Distributions of Daily Meteorological Variables: Directions

Selection Options

  1. Select the first dataset. Note datasets have different year ranges.
  2. Select a location: latitude -90 to 90. Longitude 0-360E.
  3. Select the first month of a season
  4. Select the last month of a season. Anomalies for a data value will be computed relative to the mean of the entire selected data. So, long seasons may have anomalies with a seasonal cycle.
  5. Enter a range of years. The default is the full set of years available for that dataset.

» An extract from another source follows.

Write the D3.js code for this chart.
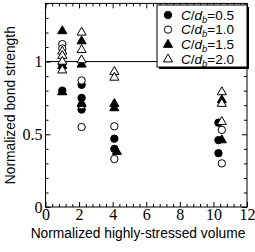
<!DOCTYPE html>
<html><head><meta charset="utf-8">
<script src="https://cdn.jsdelivr.net/npm/d3@7/dist/d3.min.js"></script>
<style>body{margin:0;background:#fff}svg{display:block}</style>
</head><body>
<svg id="c" width="255" height="252"></svg>
<script>
// ---- data ----
const seriesLabels = ["0.5", "1.0", "1.5", "2.0"];
const s05 = [[1.0,0.98],[1.0,0.80],[2.15,0.84],[2.15,0.75],[2.15,0.67],[4.1,0.47],[4.1,0.40],[10.3,0.58],[10.3,0.46],[10.3,0.37]];
const s10 = [[1.0,1.12],[1.0,1.09],[2.15,0.87],[2.15,0.70],[2.15,0.55],[4.1,0.555],[4.1,0.33],[10.5,0.53],[10.5,0.30]];
const s15 = [[1.0,1.21],[1.0,0.97],[1.0,0.79],[2.15,1.14],[2.15,0.98],[2.15,0.71],[4.1,0.71],[4.1,0.68],[4.25,0.38],[10.5,0.735],[10.5,0.46]];
const s20 = [[1.0,1.07],[1.0,1.04],[1.0,1.0],[1.0,0.94],[2.15,1.20],[2.15,1.08],[2.15,1.01],[4.1,0.93],[4.1,0.89],[10.5,0.79],[10.5,0.71],[10.5,0.585]];
const xMajor = [0,2,4,6,8,10,12];
const yMajor = [0,0.5,1];
const yMajorLabels = ["0","0.5","1"];
const refValue = 1;

const series = [
  {pts:s05, shape:"circle", fill:"#000"},
  {pts:s10, shape:"circle", fill:"#fff"},
  {pts:s15, shape:"triangle", fill:"#000"},
  {pts:s20, shape:"triangle", fill:"#fff"}
];

const svg = d3.select("#c");
const L=45.5, R=247, T=3.4, B=207;
const x = d3.scaleLinear().domain([0,12]).range([L,R]);
const y = d3.scaleLinear().domain([0,1.4]).range([B,T]);

const xMinor = d3.range(0,12.001,0.4).filter(v=>!xMajor.some(m=>Math.abs(m-v)<1e-6));
const yMinor = d3.range(0,1.4001,0.1).filter(v=>!yMajor.some(m=>Math.abs(m-v)<1e-6));

const tickFont = "'Liberation Serif','Times New Roman',serif";
function styleAxis(g){ g.select(".domain").remove(); g.selectAll("line").attr("stroke","#000").attr("stroke-width",1); }

// bottom axis
svg.append("g").attr("transform",`translate(0,${B})`)
  .call(d3.axisBottom(x).tickValues(xMajor).tickSize(-5).tickPadding(2).tickFormat(d3.format("d")))
  .call(styleAxis).call(g=>g.selectAll("text").attr("font-family",tickFont).attr("font-size",16).attr("fill","#000"));
svg.append("g").attr("transform",`translate(0,${B})`)
  .call(d3.axisBottom(x).tickValues(xMinor).tickSize(-3).tickFormat(""))
  .call(styleAxis);
// top axis
svg.append("g").attr("transform",`translate(0,${T})`)
  .call(d3.axisTop(x).tickValues(xMajor).tickSize(-5).tickFormat("")).call(styleAxis);
svg.append("g").attr("transform",`translate(0,${T})`)
  .call(d3.axisTop(x).tickValues(xMinor).tickSize(-3).tickFormat("")).call(styleAxis);
// left axis
svg.append("g").attr("transform",`translate(${L},0)`)
  .call(d3.axisLeft(y).tickValues(yMajor).tickSize(-5).tickPadding(3).tickFormat((d,i)=>yMajorLabels[i]))
  .call(styleAxis).call(g=>g.selectAll("text").attr("font-family",tickFont).attr("font-size",16).attr("fill","#000"));
svg.append("g").attr("transform",`translate(${L},0)`)
  .call(d3.axisLeft(y).tickValues(yMinor).tickSize(-3).tickFormat("")).call(styleAxis);
// right axis
svg.append("g").attr("transform",`translate(${R},0)`)
  .call(d3.axisRight(y).tickValues(yMajor).tickSize(-5).tickFormat("")).call(styleAxis);
svg.append("g").attr("transform",`translate(${R},0)`)
  .call(d3.axisRight(y).tickValues(yMinor).tickSize(-3).tickFormat("")).call(styleAxis);

// frame
svg.append("rect").attr("x",L).attr("y",T).attr("width",R-L).attr("height",B-T)
  .attr("fill","none").attr("stroke","#000").attr("stroke-width",1);

// reference line
svg.append("line").attr("x1",L).attr("x2",R).attr("y1",y(refValue)).attr("y2",y(refValue))
  .attr("stroke","#000").attr("stroke-width",1);

const tri = d3.symbol().type(d3.symbolTriangle).size(36);
function drawMarker(g, shape, fill, cx, cy){
  if(shape==="circle"){
    g.append("circle").attr("cx",cx).attr("cy",cy).attr("r",3.7)
      .attr("fill",fill).attr("stroke","#000").attr("stroke-width",1);
  } else {
    g.append("path").attr("d",tri()).attr("transform",`translate(${cx},${cy})`)
      .attr("fill",fill).attr("stroke","#000").attr("stroke-width",1);
  }
}
const pg = svg.append("g");
series.forEach(s=>{
  s.pts.forEach(p=>drawMarker(pg, s.shape, s.fill, x(p[0]), y(p[1])));
});

// legend
const lx=157, ly=5, lw=R-157, lh=62;
svg.append("rect").attr("x",lx+2).attr("y",ly+2).attr("width",lw).attr("height",lh).attr("fill","#000");
svg.append("rect").attr("x",lx).attr("y",ly).attr("width",lw).attr("height",lh)
  .attr("fill","#fff").attr("stroke","#000").attr("stroke-width",1);
const lg = svg.append("g");
const sans = "'Liberation Sans',Arial,Helvetica,sans-serif";
series.forEach((s,i)=>{
  const cy = ly+10+i*14.6;
  drawMarker(lg, s.shape, s.fill, lx+11, cy+ (s.shape==="triangle"?0.5:0));
  const t = lg.append("text").attr("x",lx+24).attr("y",cy+4.7)
    .attr("font-family",sans).attr("font-size",13.5).attr("fill","#000");
  t.append("tspan").attr("font-style","italic").text("C");
  t.append("tspan").text("/");
  t.append("tspan").attr("font-style","italic").text("d");
  t.append("tspan").attr("font-size",9.5).attr("dy",3).attr("font-style","italic").text("b");
  t.append("tspan").attr("dy",-3).text("=" + seriesLabels[i]);
});

// axis titles
svg.append("text").attr("x",138).attr("y",238).attr("text-anchor","middle")
  .attr("font-family",sans).attr("font-size",13.8).attr("fill","#000")
  .text("Normalized highly-stressed volume");
svg.append("text").attr("transform",`translate(15,${(T+B)/2}) rotate(-90)`).attr("text-anchor","middle")
  .attr("font-family",sans).attr("font-size",13.8).attr("fill","#000")
  .text("Normalized bond strength");
</script>
</body></html>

To (optionally) compare distributions

  1. Select the second dataset. Note datasets have different year ranges.
  2. Select a location: latitude -90 to 90. Longitude 0-360E. It can be the same or different. If nothing is entered, the location for the first dataset is used.
  3. Select the first month of a season. If nothing is selected, the starting month for the 1st dataset is used.
  4. Select the last month of a season. If nothing is selected, the ending month for the 1st dataset is used.
  5. Enter a range of years. The default is the full set of years available for that dataset. To compare with another dataset, you should use the same overlapping set of years.
  6. Other options

    1. You can enter a value and the probability that the value will be <= that value will be returned using 3 different methods. To obtain the probability of >= that value, subtract the probability from 1.
      1. Empirical Probability. If the input value is within the range of the data, the location in the observed distribution is returned.
      2. SGS fit probability: The "" probability of an SGS distribution with E,g, and b coefficients (determined from the data) is calculated.
      3. Gaussian (Normal) Distribution: the probability if the distribution is assumed to be Gaussian is calculated.
    2. Plot both distributions on the same X/Y axis. The option will plot the raw values and not the standardized values
    3. Overplot a Gaussian distribution

    Results

    Unless you choose to plot 2 distributions on 1 plot, you will get back:
    1. Plotted empirical distribution(s) of standardized values (bar chart)
    2. Plotted fitted SGS estimates of standardized values (line plot)
    3. Optional) Plotted Gaussian estimates of standardized values (line plot)
    4. Statistics of distribution(s), (optional) probabilities of an input value.
    5. SGS fit coefficients.
    6. NetCDF file(s) with statistics, PDF bins/values, and time-series.